Some Western newspapers even engage in some investigative journalism themselves by talking to the two sides in the Ergenekon case. The AKP's supporters often argue that the roots of Ergenekon go much deeper than the last few years. To them, Ergenekon seems to represent the “deep state” itself.  Needless to say the deep state is another Turkish concept Western media and analysts have a hard time understanding. As an entity representing the dark side the national security establishment, it is as peculiarly Turkish as Ergenekon.

Many Turkish intellectuals argue that the roots of the deep state can be found in the early days of the Unionist movement of Enver Pasha, when small groups of officers gained power with the first military coup in Turkish history. And this was in 1908. Later on the Unionist movement of the Enver, Cemal, Talat Pasha triumvirate maintained a secret network called Teşkilat-ı Mahsusa (special organization) which among other things played a major role in the deportation and massacre of Armenians in eastern Anatolia. So the argument, goes, the roots of the deep state go to this unionist tradition. Today, supporters of the AKP have no doubt that Ergenekon represents not just a conspiracy against the government but the mentality of the deep state.

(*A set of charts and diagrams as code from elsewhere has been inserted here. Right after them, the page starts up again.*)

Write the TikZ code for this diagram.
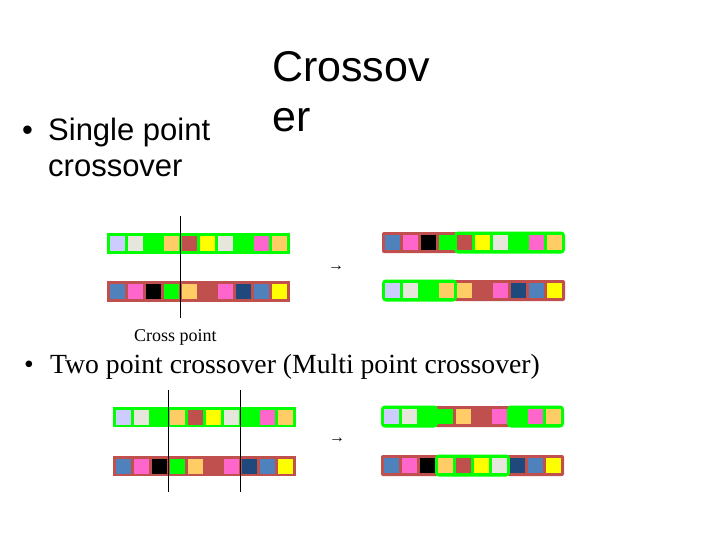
\documentclass[tikz,border=0pt]{standalone}
\usepackage{fontspec}
\setmainfont{Liberation Serif}
\newfontfamily\arialf{Liberation Sans}
\definecolor{gr}{HTML}{00FF00}
\definecolor{br}{HTML}{C0504D}
\definecolor{lv}{HTML}{CCCCFF}
\definecolor{bg}{HTML}{E6E6DC}
\definecolor{og}{HTML}{FFCC66}
\definecolor{ye}{HTML}{FFFF00}
\definecolor{pk}{HTML}{FF66CC}
\definecolor{bl}{HTML}{4F81BD}
\definecolor{nv}{HTML}{1F497D}
\definecolor{bk}{HTML}{000000}
% genes: x0, ytop, colour list
\newcommand{\generow}[3]{%
  \foreach \c [count=\i from 0] in {#3} {\fill[\c] ({#1+3+18*\i},{#2+3}) rectangle ++(15,15);}}
% segments: x0, ytop, first slot, last slot
\newcommand{\segbrown}[4]{%
  \fill[br, rounded corners=2pt] ({#1+18*#3},{#2}) rectangle ({#1+18*#4+21},{#2+21});}
\newcommand{\seggreen}[4]{%
  \filldraw[fill=gr, draw=gr, line width=2pt, rounded corners=3pt] ({#1+18*#3+1},{#2+0.5}) rectangle ({#1+18*#4+20},{#2+20.5});}
\tikzset{
  cutline/.style={black, line width=0.9pt},
  sanstext/.style={anchor=base west, inner sep=0pt, font=\arialf\fontsize{31}{36}\selectfont},
  titletext/.style={anchor=base west, inner sep=0pt, font=\arialf\fontsize{43}{50}\selectfont},
  serftext/.style={anchor=base west, inner sep=0pt, font=\fontsize{27.7}{32}\selectfont},
  arrowtext/.style={inner sep=0pt, font=\fontsize{16}{18}\selectfont}
}
\begin{document}
\begin{tikzpicture}[x=1pt, y=-1pt]
\useasboundingbox (0,0) rectangle (720,540);
% ---------------- texts
\node[sanstext] (b1) at (22,141) {•};
\node[sanstext] (t1a) at (48,141) {Single point};
\node[sanstext] (t1b) at (48,177) {crossover};
\node[titletext] (ti1) at (272,82) {Crossov};
\node[titletext] (ti2) at (272,132) {er};
\node[anchor=base west, inner sep=0pt, font=\fontsize{18}{20}\selectfont] (cp) at (134,341) {Cross point};
\node[serftext] (b2) at (24,373) {•};
\node[serftext] (t2) at (50,373) {Two point crossover (Multi point crossover)};
\node[arrowtext] (a1) at (336,268) {→};
\node[arrowtext] (a2) at (337,440) {→};
% ---------------- single point: parents
\fill[gr] (107,233) rectangle (290,254);
\generow{107}{233}{lv,bg,gr,og,br,ye,bg,gr,pk,og}
\fill[br] (107,281) rectangle (290,302);
\generow{107}{281}{bl,pk,bk,gr,og,br,pk,nv,bl,ye}
\coordinate (c1t) at (180.5,216);
\coordinate (c1b) at (180.5,318);
\draw[cutline] (c1t) -- (c1b);
% ---------------- single point: offspring
\segbrown{382}{232}{0}{3}
\seggreen{382}{232}{4}{9}
\generow{382}{232}{bl,pk,bk,gr,br,ye,bg,gr,pk,og}
\segbrown{382}{280}{4}{9}
\seggreen{382}{280}{0}{3}
\generow{382}{280}{lv,bg,gr,og,og,br,pk,nv,bl,ye}
% ---------------- two point: parents
\fill[gr] (113,407) rectangle (296,427);
\generow{113}{406.5}{lv,bg,gr,og,br,ye,bg,gr,pk,og}
\fill[br] (113,456) rectangle (296,476);
\generow{113}{455.5}{bl,pk,bk,gr,og,br,pk,nv,bl,ye}
\coordinate (c2t) at (168.5,390);
\coordinate (c2b) at (168.5,492);
\coordinate (c3t) at (240.5,390);
\coordinate (c3b) at (240.5,492);
\draw[cutline] (c2t) -- (c2b);
\draw[cutline] (c3t) -- (c3b);
% ---------------- two point: offspring
\segbrown{381}{406}{3}{6}
\seggreen{381}{406}{0}{2}
\seggreen{381}{406}{7}{9}
\generow{381}{406}{lv,bg,gr,gr,og,br,pk,gr,pk,og}
\segbrown{381}{455}{0}{2}
\segbrown{381}{455}{7}{9}
\seggreen{381}{455}{3}{6}
\generow{381}{455}{bl,pk,bk,og,br,ye,bg,nv,bl,ye}
\end{tikzpicture}
\end{document}
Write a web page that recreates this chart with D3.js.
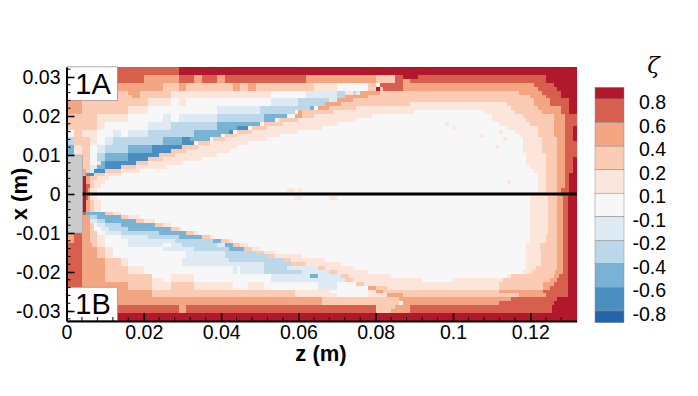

The job of Western observers who try to make sense of the Ergenekon case is made all the more difficult when they talk to the opponents of the AKP. Members of Turkey’s Kemalist elite, especially the ultra-secularists, reply that Ergenekon is fictitious, an excuse for the AKP to arrest its critics. They see the legal case against dozens of alleged Ergenekon conspirators as 100 per cent political, cooked up by the government and like-minded religious groups such as the Gülen movement. All this reinforces the Western viewpoint that you need to have Turkish DNA, or at least a great level of familiarity with the power struggle between the AKP and its opponents, in order to figure out what is going on.

I am personally convinced that the Ergenekon case is above all about establishing civilian control over the military. In that sense I do not trivialize the historic importance of what is taking place in Turkey. However, I also sympathize with the Western reluctance to believe the AKP’s version of the story. The government must understand that the best way to fight the deep state or any illegal attempts to overthrow elected politicians is by relentlessly pursuing EU membership and democratic reforms. This process has unfortunately stalled over the last three years. 

As Andrew Finkel previously argued “The government must understand that if Ergenekon-style machinations have created anything, it is a general suspicion of authority. This government, no more than previous governments, cannot escape fears that it is seeking power for selfish ends. … The urgent priority of the government should be to halt polarization and to promote healing.”